Collaboration with access to same Audacity project


I am new to Audacity and was hoping someone could help me a couple of questions.
I’m a drummer in UK working on songs with a songwriter in the US.
I have an electronic drum kit (Roland TD-6), a focusrite and a MacBook.
My US colleague has an eight-track and a Windows-based computer.
The idea is he writes a backing track (which I get access to) then I record the drum part on a separate track in the project, then he takes back control and finishes the song.
Is this possible using Audacity?
How do we both get access to the same project, allowing us to dip in and out?
(I’d rather not the project back and forth using dropbox or equivalent)

Thanks very much

I’ve been working collaboratively myself recently. The way that I’ve been handling this is to use “Export Multiple” to export each track as 24-bit WAV files. The remote party began the project and wanted to record with a sample rate of 48 kHz, so I set Audacity to also use 48 kHz (48000 Hz) sample rate.
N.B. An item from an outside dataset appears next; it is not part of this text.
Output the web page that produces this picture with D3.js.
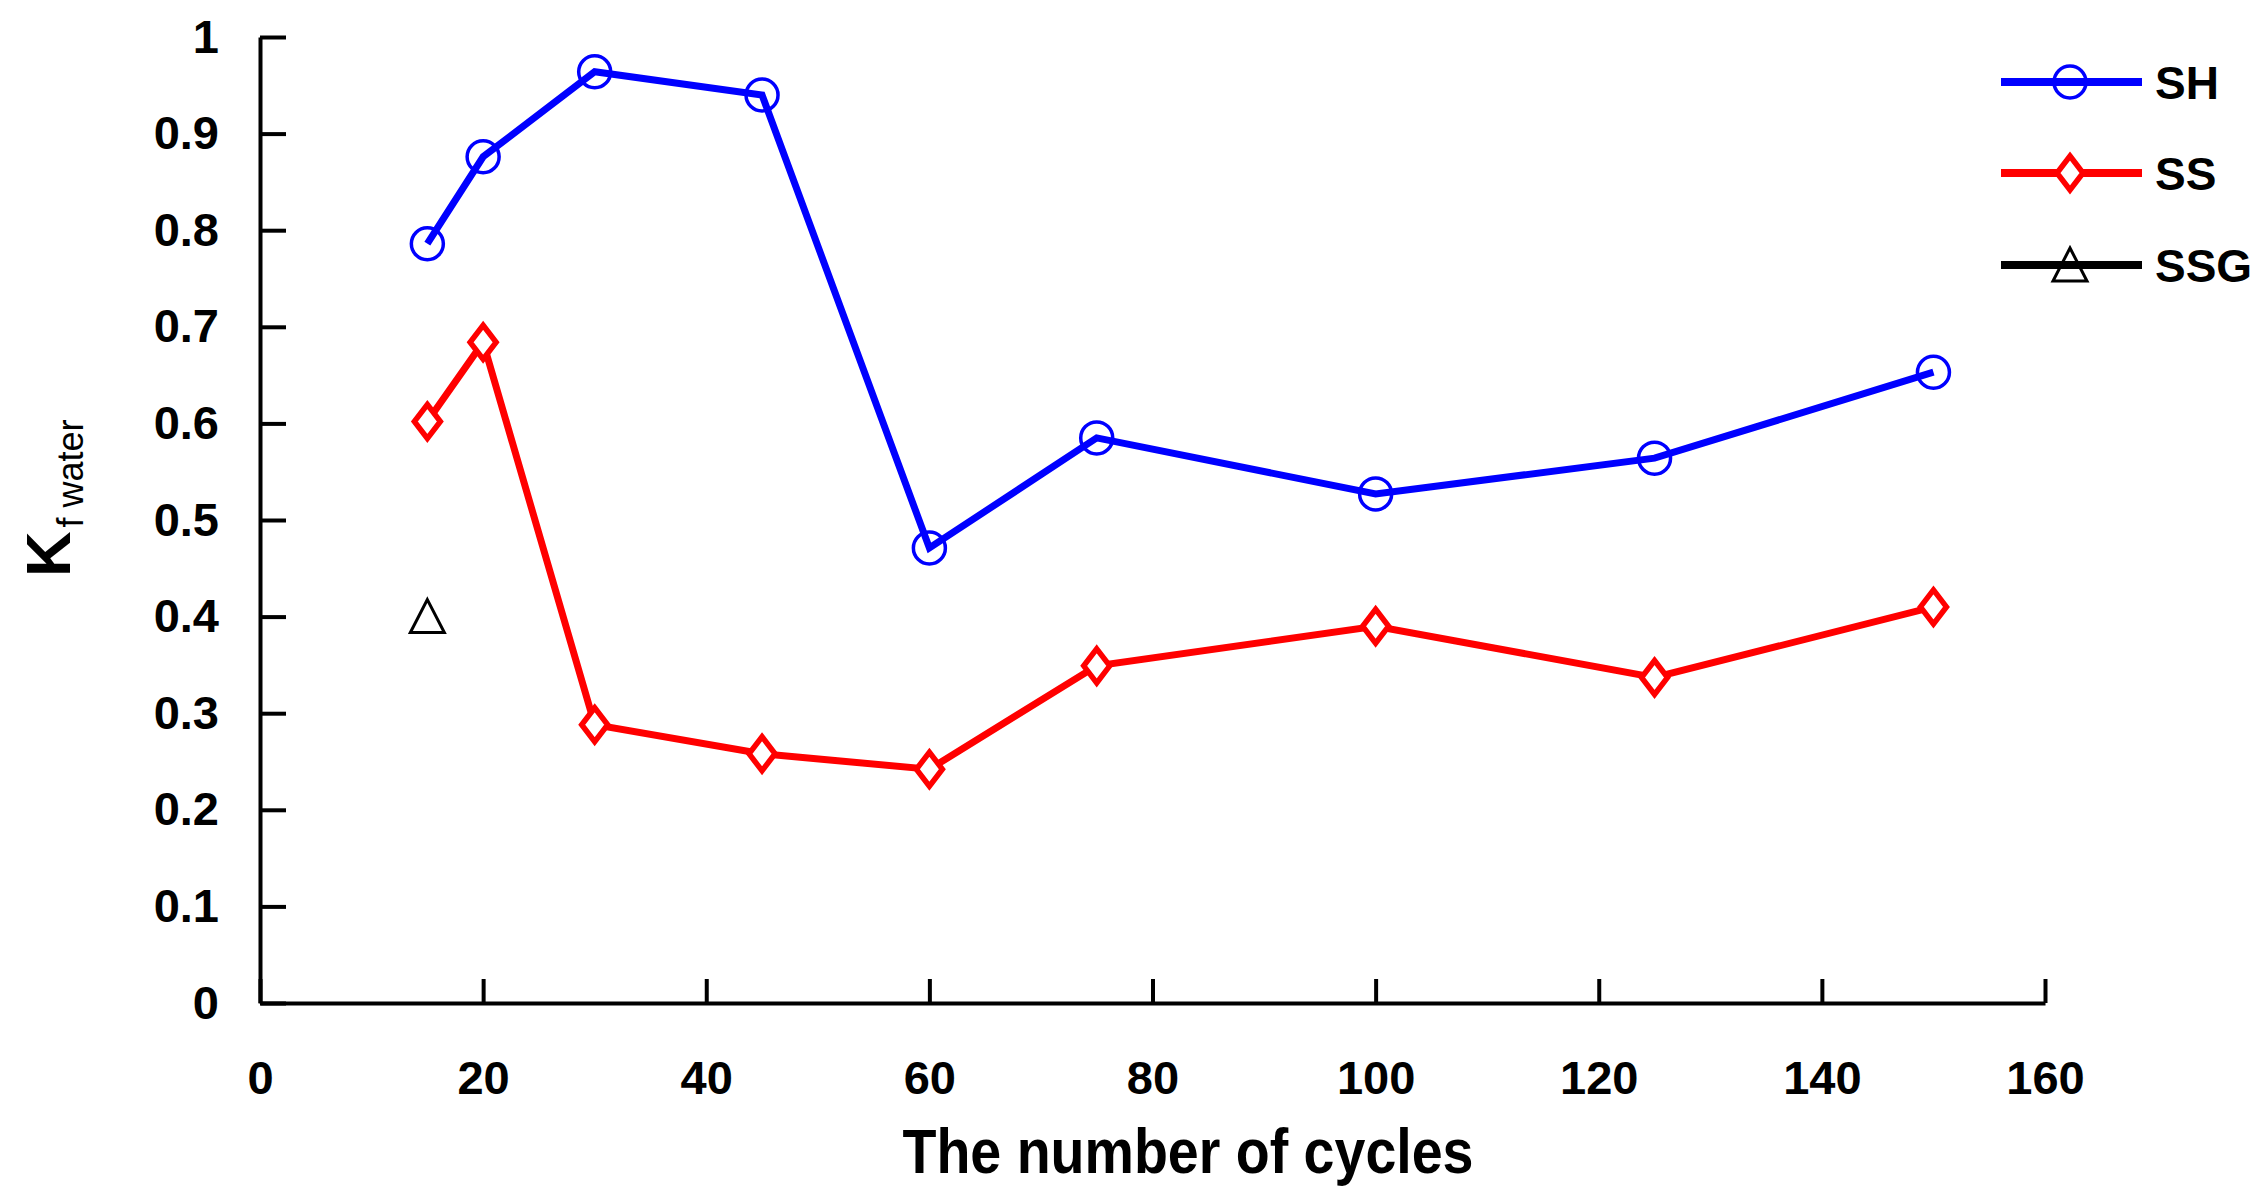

We share the WAV files via dropbox, so we both have access to all of the files. Uploading a single track is much quicker that having to upload the entire project.

For safety, we both keep local copies of all of the files.

All of the recordings are “clean” / “dry” (no effects). Effects will be added later when they mix down.

A good thing about this way of working is that it does not matter if they use Audacity, Reaper, ProTools or anything else, as nearly all editors / DAWs can work with 24-bit WAV.

One important thing is that all files must start at time = zero (padded with silence at the beginning if necessary). This is required so that the audio will line up correctly, even for parts that don’t start straight away. Audacity does this by default.

I agree that it’s probably better if you can share WAV (or FLAC) files.

And just as a “project organization” issue, it’s best if one person is in charge of the overall project and the mixing.

AUP3 files require an NTFS drive and sometimes people have trouble with “the cloud”. The latency (delay) with remote storage might cause issues too.

And WAV (or FLAC) files are just “simpler” than the AUP3 database file and are less trouble-prone.

You can store (or back-up) an AUP3 file remotely and it should be OK if everybody downloads the file to their local hard drive before opening, and then save to their local drive before uploading it again.

An unrelated thing to look-out for: If anybody is using a “regular soundcard”, the sample-rate clock can be off. (No clock is “perfect”.) When you record on one device and play-back on another, you can get pitch and timing differences.

Sometimes this happens if somebody is recording with a USB mic while listening to a backing track from their soundcard. Everything can be in-tune “live” but when the tracks are mixed they are out-of-tune with each other.

Usually it’s a pitch problem because it doesn’t take much to be out-of-pitch with the other track. (Not a problem with drums). Usually the timing/tempo aren’t off enough to cause a problem over the length of a song, but they can be out-of-sync after a “concert length” performance.